Değerli halkımız demokratlar;

şunu çok iyi biliyoruz ki, bizzat 14 Temmuz direniş kahramanlarının sözlerinde dile gelen "biz bu partide ve Önderlikte zaferi görüyoruz" haykırışları bizlere verilen en üst düzeyde bir emirdir. Bu emri yerine getirmenin militanca çabası olmazsa, şehitlere ve önderliğe doğru yoldaşlık yapıldığından da söz edilemez.

14 Temmuz'a sahip çıkmak demek; imha ve inkâr uygulamalarına karşı ölümüne direnmek kadar, çizgi saptırmalarına karşı da parti ve önderlik gerçeğinin amansız savunulması demektir.

Unutulmamalıdır ki, mutlak bağlılık kadar, gereklerinin ne pahasına olursa olsun başarılması 14 Temmuz direnişçilerinin talimatıdır ve bundan başka yaşam ve mücadele seçeneğimiz yoktur!

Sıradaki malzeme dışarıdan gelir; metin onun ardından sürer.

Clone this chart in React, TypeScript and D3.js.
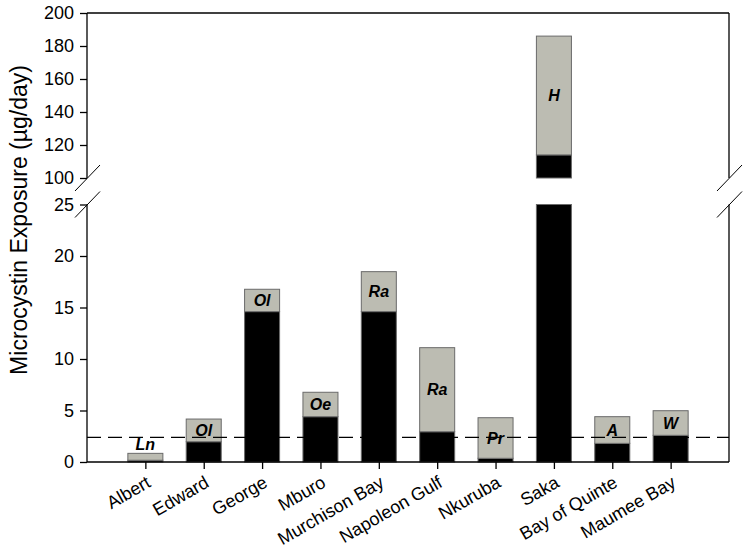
import React, { useEffect, useRef } from 'react';
import * as d3 from 'd3';

// lakes along the x axis
const categories = ['Albert', 'Edward', 'George', 'Mburo', 'Murchison Bay', 'Napoleon Gulf', 'Nkuruba', 'Saka', 'Bay of Quinte', 'Maumee Bay'];
// black part of each bar (µg/day)
const blackValues = [0.17, 1.97, 14.6, 4.4, 14.6, 2.94, 0.36, 114, 1.81, 2.59];
// top of the grey part (total)
const totalValues = [0.84, 4.17, 16.77, 6.77, 18.48, 11.1, 4.3, 186, 4.4, 4.98];
// species codes written in the grey part
const barLabels = ['Ln', 'Ol', 'Ol', 'Oe', 'Ra', 'Ra', 'Pr', 'H', 'A', 'W'];
const lowerTicks = [0, 5, 10, 15, 20, 25];
const upperTicks = [100, 120, 140, 160, 180, 200];
const threshold = 2.4;

const FONT = "Arial, 'Liberation Sans', sans-serif";

const App = () => {
  const ref = useRef<SVGSVGElement>(null);

  useEffect(() => {
    const svg = d3.select(ref.current);
    svg.selectAll('*').remove();

    const left = 87, right = 729, bottom = 462, top = 13;
    const breakLow = 204.5, breakHigh = 178;

    const x = d3.scalePoint().domain(categories).range([left, right]).padding(1);
    const barW = x.step() * 0.6;
    const yLow = d3.scaleLinear().domain([0, 25]).range([bottom, breakLow]);
    const yHigh = d3.scaleLinear().domain([100, 200]).range([breakHigh, top]);

    // split a value range over the two panels
    const pieces = (a: number, b: number) => {
      const out: [number, number][] = [];
      const la = Math.max(a, 0), lb = Math.min(b, 25);
      if (lb > la) out.push([yLow(la), yLow(lb)]);
      const ua = Math.max(a, 100), ub = Math.min(b, 200);
      if (ub > ua) out.push([yHigh(ua), yHigh(ub)]);
      return out;
    };

    const g = svg.append('g');

    categories.forEach((c, i) => {
      const cx = x(c) as number;
      const segs = [
        { a: 0, b: blackValues[i], fill: '#000000' },
        { a: blackValues[i], b: totalValues[i], fill: '#bcbcb2' },
      ];
      segs.forEach((s) => {
        pieces(s.a, s.b).forEach(([y0, y1]) => {
          g.append('rect')
            .attr('x', cx - barW / 2)
            .attr('y', y1)
            .attr('width', barW)
            .attr('height', y0 - y1)
            .attr('fill', s.fill)
            .attr('stroke', '#6a6a6a')
            .attr('stroke-width', 1);
        });
      });
      // label position: middle of grey part, or above the bar if it is too thin
      const gp = pieces(blackValues[i], totalValues[i]);
      const y0 = d3.max(gp, (p) => p[0]) as number;
      const y1 = d3.min(gp, (p) => p[1]) as number;
      const ly = y0 - y1 > 16 ? (y0 + y1) / 2 + 5.5 : y1 - 3;
      g.append('text')
        .attr('x', cx)
        .attr('y', ly)
        .attr('text-anchor', 'middle')
        .attr('font-family', FONT)
        .attr('font-size', 16)
        .attr('font-weight', 'bold')
        .attr('font-style', 'italic')
        .text(barLabels[i]);
    });

    // dashed threshold line
    g.append('line')
      .attr('x1', left).attr('x2', right)
      .attr('y1', yLow(threshold)).attr('y2', yLow(threshold))
      .attr('stroke', '#000').attr('stroke-width', 1.3)
      .attr('stroke-dasharray', '14,7');

    // frame with break
    const frame = g.append('g').attr('stroke', '#000').attr('stroke-width', 1.3).attr('fill', 'none');
    frame.append('line').attr('x1', left).attr('x2', right).attr('y1', top).attr('y2', top);
    frame.append('line').attr('x1', left).attr('x2', right).attr('y1', bottom).attr('y2', bottom);
    [left, right].forEach((ax) => {
      frame.append('line').attr('x1', ax).attr('x2', ax).attr('y1', top).attr('y2', breakHigh);
      frame.append('line').attr('x1', ax).attr('x2', ax).attr('y1', breakLow).attr('y2', bottom);
      [breakHigh, breakLow].forEach((by) => {
        frame.append('line')
          .attr('x1', ax - 12).attr('y1', by + 13)
          .attr('x2', ax + 13).attr('y2', by - 13)
          .attr('stroke-width', 1);
      });
    });

    // y axes
    const styleAxis = (sel: any) => {
      sel.select('.domain').remove();
      sel.selectAll('line').attr('stroke', '#000').attr('stroke-width', 1.3);
      sel.selectAll('text').attr('font-family', FONT).attr('font-size', 18).attr('fill', '#000');
    };
    g.append('g').attr('transform', `translate(${left},0)`)
      .call(d3.axisLeft(yLow).tickValues(lowerTicks).tickSize(7).tickPadding(6))
      .call(styleAxis);
    g.append('g').attr('transform', `translate(${left},0)`)
      .call(d3.axisLeft(yHigh).tickValues(upperTicks).tickSize(7).tickPadding(6))
      .call(styleAxis);

    // x axis
    const xa = g.append('g').attr('transform', `translate(0,${bottom})`)
      .call(d3.axisBottom(x).tickSize(7).tickPadding(6));
    xa.select('.domain').remove();
    xa.selectAll('line').attr('stroke', '#000').attr('stroke-width', 1.3);
    xa.selectAll('text')
      .attr('font-family', FONT).attr('font-size', 18).attr('fill', '#000')
      .attr('text-anchor', 'end')
      .attr('dy', null)
      .attr('y', null)
      .attr('transform', 'translate(6,24) rotate(-30)');

    // y title
    g.append('text')
      .attr('transform', `translate(27,220) rotate(-90)`)
      .attr('text-anchor', 'middle')
      .attr('font-family', FONT)
      .attr('font-size', 23)
      .text('Microcystin Exposure (µg/day)');
  }, []);

  return (
    <svg ref={ref} width={751} height={551} style={{ position: 'absolute', left: 0, top: 0, background: '#fff' }} />
  );
};

export default App;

Bu temelde Temmuz ayının tüm şehitlerini anarken, Rojava’da şehit düşen YPG ve YPJ’li militanların fedaice savaşarak bölgenin gerici gücü olan DAış’i adım adım, köy köy, şehir şehir yenilgiye uğratmalarını kutluyor, devrim savaşında şehit düşen kahraman şehitlerimizi büyük bir minnetle bir kez daha saygıyla anıyoruz. Ve şehadetlerine Demokratik Ortadoğu mücadelesini yükselterek mutlak başarıyla karşılık vereceğimizi belirtiyoruz.

Tüm halklarımızı bu temelde saygıyla selamlarken, herkesi daha fazla örgütlenmeye ve özellikle ımralı tecridine karşı mücadeleye çağırıyoruz.